*INSTRUCTIONS TO FOLLOW:*
Retype only what runs from the first line of the listing to the line holding "const yMin = 0, yMax = 100, yStep = 20;", both included. Do not retype the pictures.

*DATASET EXTRACT:*
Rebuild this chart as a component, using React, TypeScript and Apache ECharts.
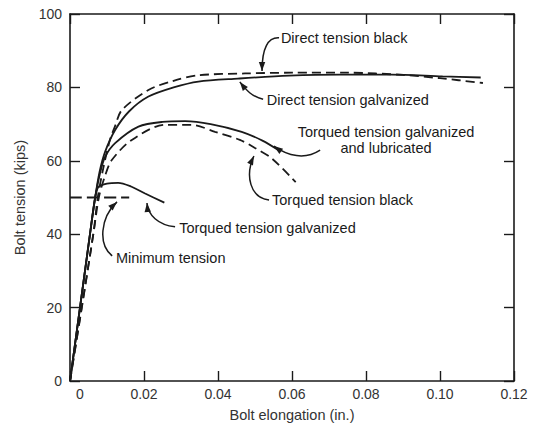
import React, { useEffect, useRef } from "react";
import * as echarts from "echarts";

// Bolt elongation (in.) vs bolt tension (kips)
const directTensionGalvanized: [number, number][] = [
  [0, 0], [0.0054, 40], [0.0068, 50], [0.008, 57], [0.0095, 62.5], [0.0122, 68.4],
  [0.016, 73.5], [0.0212, 77.5], [0.028, 80], [0.0347, 81.6], [0.0454, 82.4],
  [0.0592, 83.2], [0.073, 83.5], [0.0868, 83.5], [0.1007, 83.0], [0.111, 82.7],
];
const directTensionBlack: [number, number][] = [
  [0, 0], [0.0063, 40], [0.0075, 50], [0.009, 58], [0.0108, 65.7], [0.0122, 69.5],
  [0.014, 73.8], [0.0212, 79.3], [0.028, 81.8], [0.0347, 83.3], [0.0473, 83.8],
  [0.06, 84.0], [0.075, 84.0], [0.09, 83.4], [0.1, 82.5], [0.1116, 81.2],
];
const torquedGalvLubricated: [number, number][] = [
  [0, 0], [0.0054, 40], [0.0068, 50], [0.0082, 57], [0.0095, 61.1], [0.0122, 64.8],
  [0.0185, 69.3], [0.025, 70.6], [0.0311, 70.8], [0.038, 70.0], [0.0464, 67.9],
  [0.052, 65.5], [0.0565, 62.8],
];
const torquedBlack: [number, number][] = [
  [0, 0], [0.0063, 40], [0.0078, 50], [0.0095, 56], [0.0113, 60.2], [0.0167, 65.7],
  [0.0257, 69.8], [0.0329, 69.8], [0.0392, 67.9], [0.0459, 65.7], [0.05, 63.5],
  [0.0546, 60.6], [0.061, 54.2],
];
const torquedGalvanized: [number, number][] = [
  [0, 0], [0.0054, 40], [0.0068, 50], [0.0077, 52.9], [0.01, 53.8], [0.013, 54.0],
  [0.0165, 53.0], [0.0203, 51.1], [0.0255, 48.6],
];
const minimumTension: [number, number][] = [[0, 50], [0.016, 50]];

const xMin = 0, xMax = 0.12, xStep = 0.02;
const yMin = 0, yMax = 100, yStep = 20;

// Annotations (data coordinates): text anchor and leader curve (start, cp1, cp2, tip)
type Note = {
  lines: string[];
  at: [number, number];
  align: "left" | "center";
  curve: [number, number][];
};
const notes: Note[] = [
  { lines: ["Direct tension black"], at: [0.057, 93.5], align: "left",
    curve: [[0.0565, 93.5], [0.0535, 93.7], [0.0519, 90.7], [0.0519, 84.5]] },
  { lines: ["Direct tension galvanized"], at: [0.0532, 76.6], align: "left",
    curve: [[0.0522, 76.8], [0.0492, 77.4], [0.0476, 79.3], [0.0459, 81.5]] },
  { lines: ["Torqued tension galvanized", "and lubricated"], at: [0.0854, 65.6], align: "center",
    curve: [[0.0676, 62.9], [0.0635, 60.2], [0.0589, 61.3], [0.0551, 64.0]] },
  { lines: ["Torqued tension black"], at: [0.0546, 49.3], align: "left",
    curve: [[0.0538, 49.3], [0.0486, 49.9], [0.0473, 56.1], [0.0497, 61.3]] },
  { lines: ["Torqued tension galvanized"], at: [0.0295, 41.7], align: "left",
    curve: [[0.0284, 42.0], [0.0238, 42.5], [0.0211, 45.2], [0.0208, 48.5]] },
  { lines: ["Minimum tension"], at: [0.0124, 33.5], align: "left",
    curve: [[0.0114, 34.1], [0.0076, 37.1], [0.0081, 44.4], [0.0127, 48.8]] },
];

const INK = "#1a1a1a";
const FONT = "'Liberation Sans', Arial, sans-serif";

export default function App() {
  const ref = useRef<HTMLDivElement>(null);
  useEffect(() => {
    const chart = echarts.init(ref.current!, null, { renderer: "svg" });
    const axisLine = { show: true, onZero: false, lineStyle: { color: INK, width: 1.6 } };
    const axisTick = { show: true, inside: true, length: 10, lineStyle: { color: INK, width: 1.4 } };
    const solid = (name: string, data: [number, number][]) => ({
      name, type: "line", data, showSymbol: false, symbol: "none", smooth: 0.3,
      lineStyle: { color: INK, width: 1.8, type: "solid" }, z: 3,
    });
    const dashed = (name: string, data: [number, number][], dash: number[] = [9, 5]) => ({
      name, type: "line", data, showSymbol: false, symbol: "none", smooth: 0.3,
      lineStyle: { color: INK, width: 1.8, type: dash }, z: 3,
    });
    chart.setOption({
      animation: false,
      grid: { left: 70, right: 19, top: 14, bottom: 46, containLabel: false },
      xAxis: [
        {
          type: "value", min: xMin, max: xMax, interval: xStep, position: "bottom",
          axisLine, axisTick, splitLine: { show: false },
          axisLabel: {
            fontSize: 14, color: "#333", fontFamily: FONT, margin: 6,
            formatter: (v: number) => (v === 0 ? "{z|0}" : v.toFixed(2)),
            rich: { z: { fontSize: 14, color: "#333", fontFamily: FONT, padding: [0, 0, 0, 20] } },
          },
          name: "Bolt elongation (in.)", nameLocation: "middle", nameGap: 26,
          nameTextStyle: { fontSize: 14.5, color: "#333", fontFamily: FONT },
        },
        {
          type: "value", min: xMin, max: xMax, interval: xStep, position: "top",
          axisLine, axisTick, splitLine: { show: false }, axisLabel: { show: false },
        },
      ],
      yAxis: [
        {
          type: "value", min: yMin, max: yMax, interval: yStep, position: "left",
          axisLine, axisTick, splitLine: { show: false },
          axisLabel: { fontSize: 14, color: "#333", fontFamily: FONT, margin: 8 },
          name: "Bolt tension (kips)", nameLocation: "middle", nameGap: 42,
          nameTextStyle: { fontSize: 14.5, color: "#333", fontFamily: FONT },
        },
        {
          type: "value", min: yMin, max: yMax, interval: yStep, position: "right",
          axisLine, axisTick, splitLine: { show: false }, axisLabel: { show: false },
        },
      ],
      series: [
        solid("Direct tension galvanized", directTensionGalvanized),
        dashed("Direct tension black", directTensionBlack),
        solid("Torqued tension galvanized and lubricated", torquedGalvLubricated),
        dashed("Torqued tension black", torquedBlack),
        solid("Torqued tension galvanized", torquedGalvanized),
        dashed("Minimum tension", minimumTension, [12, 5]),
      ],
    });

    const px = (p: [number, number]) =>
      chart.convertToPixel({ xAxisIndex: 0, yAxisIndex: 0 }, p) as number[];
    const graphics: any[] = [];
    notes.forEach((n) => {
      const a = px(n.at);
      const lh = 16;
      n.lines.forEach((t, i) => {
        graphics.push({
          type: "text", x: a[0], y: a[1] + (i - (n.lines.length - 1) / 2) * lh, z: 10,
          style: {
            text: t, fill: INK, fontSize: 14.5, fontFamily: FONT,
            align: n.align, verticalAlign: "middle",
          },
        });
      });
      const [p0, p1, p2, p3] = n.curve.map(px);
      graphics.push({
        type: "bezierCurve", z: 10,
        shape: { x1: p0[0], y1: p0[1], cpx1: p1[0], cpy1: p1[1], cpx2: p2[0], cpy2: p2[1], x2: p3[0], y2: p3[1] },
        style: { stroke: INK, lineWidth: 1.5, fill: null },
      });
      const dx = p3[0] - p2[0], dy = p3[1] - p2[1];
      const len = Math.hypot(dx, dy) || 1;
      const ux = dx / len, uy = dy / len;
      const L = 9, W = 3.2;
      const bx = p3[0] - ux * L, by = p3[1] - uy * L;
      graphics.push({
        type: "polygon", z: 11,
        shape: { points: [[p3[0], p3[1]], [bx - uy * W, by + ux * W], [bx + uy * W, by - ux * W]] },
        style: { fill: INK },
      });
    });
    chart.setOption({ graphic: graphics });
    return () => chart.dispose();
  }, []);
  return (
    <div
      ref={ref}
      style={{ position: "fixed", left: 0, top: 0, width: 533, height: 427, background: "#fff" }}
    />
  );
}
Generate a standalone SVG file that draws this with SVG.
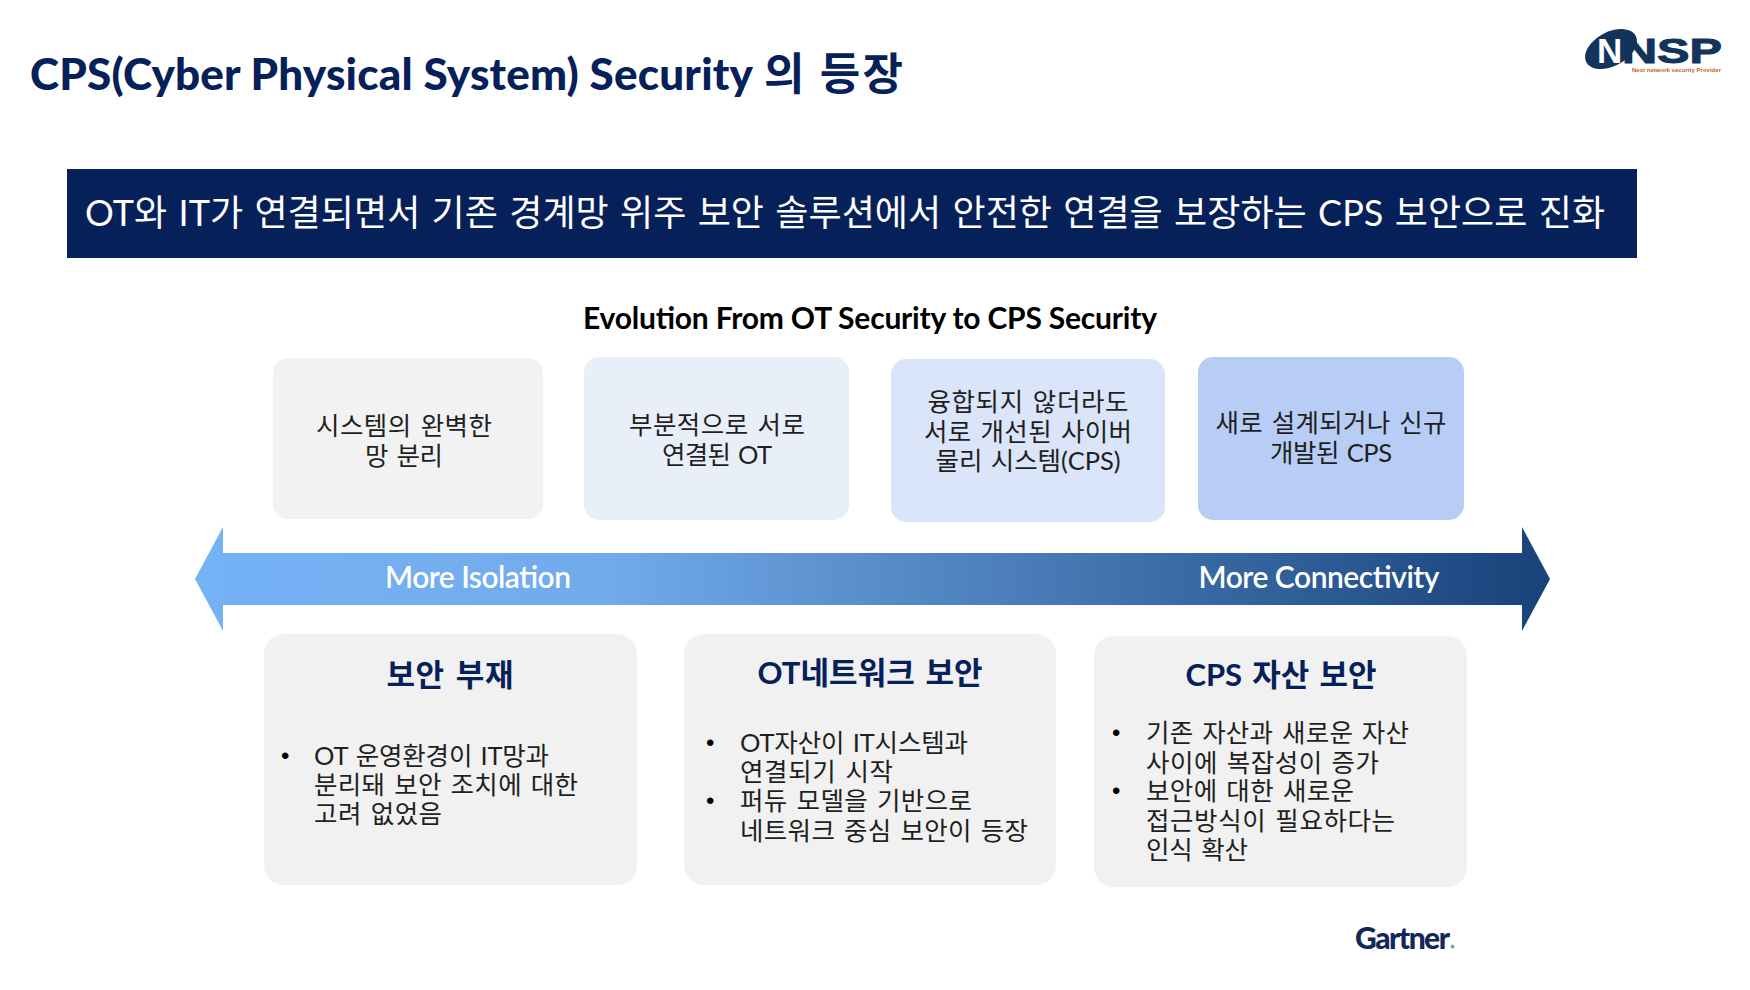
<svg xmlns="http://www.w3.org/2000/svg" width="1750" height="990" viewBox="0 0 1750 990">
<style>
text{font-family:Lato,"Noto Sans CJK KR",sans-serif}
.top{font-size:25.5px;fill:#1f1f1f;text-anchor:middle;word-spacing:2px}
.head{font-size:31px;font-weight:700;fill:#062059;text-anchor:middle;word-spacing:3px}
.body{font-size:25.5px;fill:#1f1f1f;word-spacing:2px}
.bul{font-size:24px;fill:#000;font-family:"Liberation Sans",sans-serif}
.pan{fill:#f1f1f1}
.arw{font-size:30px;font-weight:600;fill:#fff;text-anchor:middle}
</style>
<defs><linearGradient id="g" x1="0" x2="1" y1="0" y2="0"><stop offset="0" stop-color="#75b2f6"/><stop offset=".3" stop-color="#72abeb"/><stop offset="1" stop-color="#17427a"/></linearGradient></defs>
<rect width="1750" height="990" fill="#fff"/>
<g id="title"><text x="30" y="90" font-size="44" font-weight="900" fill="#062059" textLength="723">CPS(Cyber Physical System) Security</text><text x="764" y="90" font-size="44" font-weight="700" fill="#062059" textLength="139">의 등장</text></g>
<g id="logo">
<ellipse cx="1611" cy="49" rx="28" ry="17" fill="#12345a" transform="rotate(-28 1611 49)"/>
<text x="1597" y="63" font-size="35" font-weight="900" fill="#fff" style="font-family:'Liberation Sans'">N</text>
<text x="1622" y="63" font-size="35" font-weight="900" fill="#12345a" stroke="#12345a" stroke-width="1" style="font-family:'Liberation Sans'" textLength="100" lengthAdjust="spacingAndGlyphs">NSP</text>
<text x="1632" y="72" font-size="6" font-weight="700" fill="#c9602c" style="font-family:'Liberation Sans'" textLength="89">Next network security Provider</text>
</g>
<g id="banner"><rect x="67" y="169" width="1570" height="89" fill="#062059"/>
<text x="85" y="226" font-size="36" fill="#fff" word-spacing="2" textLength="1520">OT와 IT가 연결되면서 기존 경계망 위주 보안 솔루션에서 안전한 연결을 보장하는 CPS 보안으로 진화</text></g>
<g id="subtitle"><text x="870" y="329" font-size="30" font-weight="700" fill="#000" text-anchor="middle" textLength="574">Evolution From OT Security to CPS Security</text></g>
<g id="stage1"><rect x="273" y="358" width="270" height="161" rx="15" fill="#f2f2f2"/>
<text class="top" x="404" y="435" textLength="176">시스템의 완벽한</text><text class="top" x="404" y="465" textLength="78">망 분리</text></g>
<g id="stage2"><rect x="584" y="357" width="265" height="163" rx="15" fill="#e9eff9"/>
<text class="top" x="717" y="434" textLength="176">부분적으로 서로</text><text class="top" x="717" y="464" textLength="110">연결된 OT</text></g>
<g id="stage3"><rect x="891" y="359" width="274" height="163" rx="15" fill="#dae5f9"/>
<text class="top" x="1028" y="411" textLength="201">융합되지 않더라도</text><text class="top" x="1028" y="441" textLength="208">서로 개선된 사이버</text><text class="top" x="1028" y="470" textLength="185">물리 시스템(CPS)</text></g>
<g id="stage4"><rect x="1198" y="357" width="266" height="163" rx="15" fill="#b7cdf5"/>
<text class="top" x="1331" y="432" textLength="231">새로 설계되거나 신규</text><text class="top" x="1331" y="462" textLength="122">개발된 CPS</text></g>
<g id="connectors"><path d="M195 579L223 527V553H1522V527L1550 579L1522 631V605H223V631Z" fill="url(#g)"/></g>
<g id="arrow-labels"><text class="arw" x="478" y="588" textLength="186">More Isolation</text>
<text class="arw" x="1319" y="588" textLength="241">More Connectivity</text></g>
<g id="panel1"><rect class="pan" x="264" y="634" width="373" height="251" rx="20"/>
<text class="head" x="450" y="686" textLength="127">보안 부재</text>
<text class="bul" x="281" y="764">•</text>
<text class="body" x="314" y="765" textLength="235">OT 운영환경이 IT망과</text><text class="body" x="314" y="794" textLength="264">분리돼 보안 조치에 대한</text><text class="body" x="314" y="823" textLength="128">고려 없었음</text></g>
<g id="panel2"><rect class="pan" x="684" y="634" width="372" height="251" rx="20"/>
<text class="head" x="870" y="684" textLength="225">OT네트워크 보안</text>
<text class="bul" x="706" y="751">•</text><text class="body" x="740" y="752" textLength="228">OT자산이 IT시스템과</text><text class="body" x="740" y="781" textLength="153">연결되기 시작</text>
<text class="bul" x="706" y="809">•</text><text class="body" x="740" y="810" textLength="232">퍼듀 모델을 기반으로</text><text class="body" x="740" y="840" textLength="288">네트워크 중심 보안이 등장</text></g>
<g id="panel3"><rect class="pan" x="1094" y="636" width="373" height="251" rx="20"/>
<text class="head" x="1281" y="686" textLength="191">CPS 자산 보안</text>
<text class="bul" x="1112" y="741">•</text><text class="body" x="1146" y="742" textLength="263">기존 자산과 새로운 자산</text><text class="body" x="1146" y="772" textLength="233">사이에 복잡성이 증가</text>
<text class="bul" x="1112" y="799">•</text><text class="body" x="1146" y="800" textLength="208">보안에 대한 새로운</text><text class="body" x="1146" y="830" textLength="249">접근방식이 필요하다는</text><text class="body" x="1146" y="859" textLength="102">인식 확산</text></g>
<g id="gartner"><text x="1355" y="949" font-size="30" font-weight="900" fill="#12285a" textLength="95">Gartner</text><circle cx="1452.500" cy="946.500" r="2" fill="#8a9bbf"/></g>
</svg>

*RESPONSE:*
Rebuild this chart as a component, using React, TypeScript and Apache ECharts.
import React, { useEffect, useRef } from "react";
import * as echarts from "echarts";

// Bolt elongation (in.) vs bolt tension (kips)
const directTensionGalvanized: [number, number][] = [
  [0, 0], [0.0054, 40], [0.0068, 50], [0.008, 57], [0.0095, 62.5], [0.0122, 68.4],
  [0.016, 73.5], [0.0212, 77.5], [0.028, 80], [0.0347, 81.6], [0.0454, 82.4],
  [0.0592, 83.2], [0.073, 83.5], [0.0868, 83.5], [0.1007, 83.0], [0.111, 82.7],
];
const directTensionBlack: [number, number][] = [
  [0, 0], [0.0063, 40], [0.0075, 50], [0.009, 58], [0.0108, 65.7], [0.0122, 69.5],
  [0.014, 73.8], [0.0212, 79.3], [0.028, 81.8], [0.0347, 83.3], [0.0473, 83.8],
  [0.06, 84.0], [0.075, 84.0], [0.09, 83.4], [0.1, 82.5], [0.1116, 81.2],
];
const torquedGalvLubricated: [number, number][] = [
  [0, 0], [0.0054, 40], [0.0068, 50], [0.0082, 57], [0.0095, 61.1], [0.0122, 64.8],
  [0.0185, 69.3], [0.025, 70.6], [0.0311, 70.8], [0.038, 70.0], [0.0464, 67.9],
  [0.052, 65.5], [0.0565, 62.8],
];
const torquedBlack: [number, number][] = [
  [0, 0], [0.0063, 40], [0.0078, 50], [0.0095, 56], [0.0113, 60.2], [0.0167, 65.7],
  [0.0257, 69.8], [0.0329, 69.8], [0.0392, 67.9], [0.0459, 65.7], [0.05, 63.5],
  [0.0546, 60.6], [0.061, 54.2],
];
const torquedGalvanized: [number, number][] = [
  [0, 0], [0.0054, 40], [0.0068, 50], [0.0077, 52.9], [0.01, 53.8], [0.013, 54.0],
  [0.0165, 53.0], [0.0203, 51.1], [0.0255, 48.6],
];
const minimumTension: [number, number][] = [[0, 50], [0.016, 50]];

const xMin = 0, xMax = 0.12, xStep = 0.02;
const yMin = 0, yMax = 100, yStep = 20;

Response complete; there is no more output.